SATIRICAL composer Pilato has released a controversial new song, which seems to take a swipe at the alleged corruption and theft by the government.
In ‘Koswe Mumpoto’ (rat in a pot), the prosaic performer and vocalist, whose real name is Chama Fumba, addresses alleged theft, irresponsibility and corruption allegedly being perpetrated by government leaders.
The song takes a dig at the theft in government saying the ‘Koswe’ has been stealing, thinking Zambians would not question him.
“Koswe inchito yakwe kwiba tabomba. Kubwendo bwakwa King Cobra kwalingila ba Koswe, apa inchito yabo Kwiba (A rat’s job is stealing and the Cobra’s hole has been invaded by rats whose job is stealing),” Pilato says in his song.
“King Cobra” was the nickname of president and PF founder Michael Sata.
“Apa kubako careful naba Koswe, twalafwa bonse nga tatwa Kose. Nabengila na mufipatala, ukufuma kumisebo amatala; bena monse kano balyemo. Ukufwaisha sana fi cheese nabaya nomba nakuma Chinese. Bushe kweni ni mbeba iyi, mukusamwa yasuma imbwili (We should be careful with these rats, we shall die if we are not strong. They have now gone in hospitals just after leaving roads. They want kickbacks in everything and in search of ‘cheese’. They are now dealing with the Chinese; is this a bush mouse or rat? In its gloating, it has beaten a leopard,” says part of the song due for release to the public on Monday.
Fumba has in the past released controversial songs, with some critical of President Edgar Lungu’s governance.
Between 2010 and 2011, he released “Mental Patients”, a song satirically referring to some non-performing Zambian members of parliament.
In 2013, he and Petersen released “Bufi”, a politically charged song that labelled late president Sata a “father of lies”.
Supporters of the ruling party were up in arms over ‘Bufi’, and Pilato later claimed he received numerous death threats over the song.
In his typical prosaic style, Pilato later released “Alungu Anabwela”, a satirical remake of Nashil Pischen Kazembe’s 1970s hit “Aphiri Anabwela.”

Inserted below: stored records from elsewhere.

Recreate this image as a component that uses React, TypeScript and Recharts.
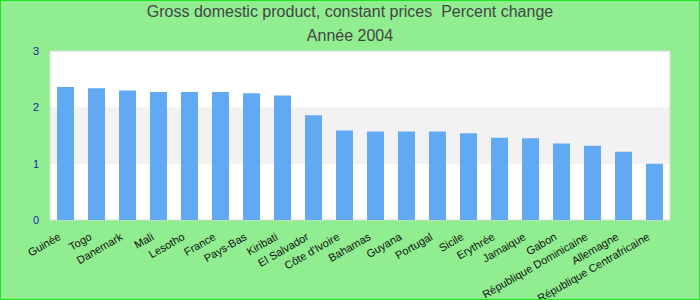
import { BarChart, Bar, XAxis, YAxis, CartesianGrid, ReferenceArea } from "recharts";

const countries = [
  "Guinée",
  "Togo",
  "Danemark",
  "Mali",
  "Lesotho",
  "France",
  "Pays-Bas",
  "Kiribati",
  "El Salvador",
  "Côte d'Ivoire",
  "Bahamas",
  "Guyana",
  "Portugal",
  "Sicile",
  "Erythrée",
  "Jamaique",
  "Gabon",
  "République Dominicaine",
  "Allemagne",
  "République Centrafricaine",
];
const values = [2.36, 2.34, 2.3, 2.27, 2.27, 2.27, 2.25, 2.21, 1.86, 1.59, 1.57, 1.57, 1.57, 1.54, 1.46, 1.45, 1.36, 1.32, 1.21, 1.0];
const yTicks = [0, 1, 2, 3];

const data = countries.map((name, i) => ({ name, value: values[i] }));

const FONT = '"Liberation Sans", Arial, sans-serif';

function CountryTick(props: any) {
  const { x, y, payload } = props;
  const tx = x - 4;
  const ty = y + 19;
  return (
    <text
      x={tx}
      y={ty}
      transform={`rotate(-30 ${tx} ${ty})`}
      textAnchor="end"
      fontSize={11}
      fontFamily={FONT}
      fill="#111"
    >
      {payload.value}
    </text>
  );
}

export default function App() {
  return (
    <div
      style={{
        position: "absolute",
        left: 0,
        top: 0,
        width: 700,
        height: 300,
        background: "#90ee90",
        fontFamily: FONT,
      }}
    >
      <div
        style={{
          position: "absolute",
          left: 0,
          top: 3,
          width: 700,
          textAlign: "center",
          fontSize: 16,
          color: "#444",
          whiteSpace: "pre",
        }}
      >
        {"Gross domestic product, constant prices  Percent change"}
      </div>
      <div
        style={{
          position: "absolute",
          left: 0,
          top: 27,
          width: 700,
          textAlign: "center",
          fontSize: 16,
          color: "#444",
        }}
      >
        Année 2004
      </div>
      <div style={{ position: "absolute", left: 0, top: 0 }}>
        <BarChart width={700} height={300} data={data} margin={{ top: 51, right: 30, bottom: 0, left: 0 }}>
          <CartesianGrid horizontal={false} vertical={false} fill="#ffffff" />
          <ReferenceArea y1={1} y2={2} fill="#f2f2f2" fillOpacity={1} stroke="none" />
          <ReferenceArea y1={0} y2={3} fill="none" stroke="#d8d8d8" strokeWidth={1} />
          <XAxis
            dataKey="name"
            interval={0}
            height={80}
            tickLine={false}
            axisLine={false}
            tickSize={0}
            tickMargin={0}
            tick={<CountryTick />}
          />
          <YAxis
            width={50}
            domain={[0, 3]}
            ticks={yTicks}
            axisLine={false}
            tickLine={false}
            tickSize={0}
            tickMargin={11}
            tick={{ fontSize: 11, fill: "#1c1ca8", fontFamily: FONT }}
          />
          <Bar dataKey="value" fill="#62a9f4" barSize={17} isAnimationActive={false} />
        </BarChart>
      </div>
      <div
        style={{
          position: "absolute",
          left: 0,
          top: 0,
          width: 700,
          height: 300,
          boxSizing: "border-box",
          border: "1px solid #1ee61e",
          pointerEvents: "none",
        }}
      />
    </div>
  );
}
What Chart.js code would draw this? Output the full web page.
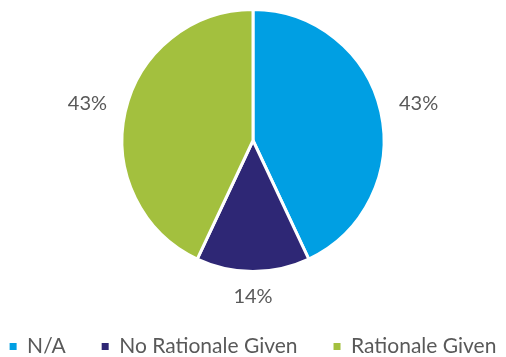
<!DOCTYPE html>
<html><head><meta charset="utf-8">
<script src="https://cdn.jsdelivr.net/npm/chart.js@4"></script>
<style>html,body{margin:0;padding:0;background:#fff;}#wrap{width:506px;height:357px;}</style>
</head><body><div id="wrap"><canvas id="c" width="506" height="357"></canvas></div>
<script>
const categories = ["N/A", "No Rationale Given", "Rationale Given"];
const percentValues = [43, 14, 43];
const sliceColors = ["#009FE3", "#2E2775", "#A3C03E"];

const outsideLabels = {
  id: 'outsideLabels',
  afterDatasetsDraw(chart) {
    const ctx = chart.ctx;
    const meta = chart.getDatasetMeta(0);
    ctx.save();
    ctx.font = '20px Lato';
    ctx.fillStyle = '#595959';
    ctx.textAlign = 'center';
    ctx.textBaseline = 'middle';
    meta.data.forEach((arc, i) => {
      const p = arc.getProps(['x','y','startAngle','endAngle','outerRadius'], true);
      const mid = (p.startAngle + p.endAngle) / 2;
      const txt = percentValues[i] + '%';
      const w = ctx.measureText(txt).width;
      const h = 14;
      const d = p.outerRadius + 18 + Math.abs(Math.cos(mid)) * w / 2 + Math.abs(Math.sin(mid)) * h / 2;
      ctx.fillText(txt, p.x + Math.cos(mid) * d, p.y + Math.sin(mid) * d);
    });
    ctx.restore();
  }
};

new Chart(document.getElementById('c'), {
  type: 'pie',
  data: {
    labels: categories,
    datasets: [{
      data: percentValues,
      backgroundColor: sliceColors,
      borderColor: '#ffffff',
      borderWidth: 3,
      radius: 131,
      clip: false
    }]
  },
  options: {
    responsive: false,
    animation: false,
    layout: { padding: { top: 0, left: -34, right: -34, bottom: -10 } },
    plugins: {
      tooltip: { enabled: false },
      legend: {
        position: 'bottom',
        title: { display: true, text: ' ', font: { size: 1, lineHeight: 1 }, padding: { top: 9, bottom: 9 } },
        labels: {
          font: { family: 'Lato', size: 21 },
          color: '#595959',
          boxWidth: 7,
          boxHeight: 7,
          padding: 36,
          generateLabels(chart) {
            const items = Chart.overrides.pie.plugins.legend.labels.generateLabels(chart);
            return items.map(it => Object.assign(it, { lineWidth: 0, strokeStyle: 'rgba(0,0,0,0)' }));
          }
        }
      }
    }
  },
  plugins: [outsideLabels]
});
</script></body></html>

Following the song’s release, Pilato was arrested and charged with conduct likely to breach the peace.
His case drew widespread local and international media coverage.
On January 9 this year, Pilato decided to sign up for the ruling Patriotic Front.
Soon after, he released a song titled “Mwabetako”, which talks about the need for politicians to be sharing benefits of their positions with ordinary citizens who vote for them.
This left many of his followers puzzled as they wondered where his declared support for the PF stood a few months after joining the party.
Pilato, who was the most notable musician on the opposition UPND campaign trail, was embraced and welcomed by PF deputy secretary general Mumbi Phiri as he ‘defected in repentance’.
He then pledged his loyalty to the ruling party.
The release of “Koswe Mumpoto”, however, seems to signal an end to that loyalty.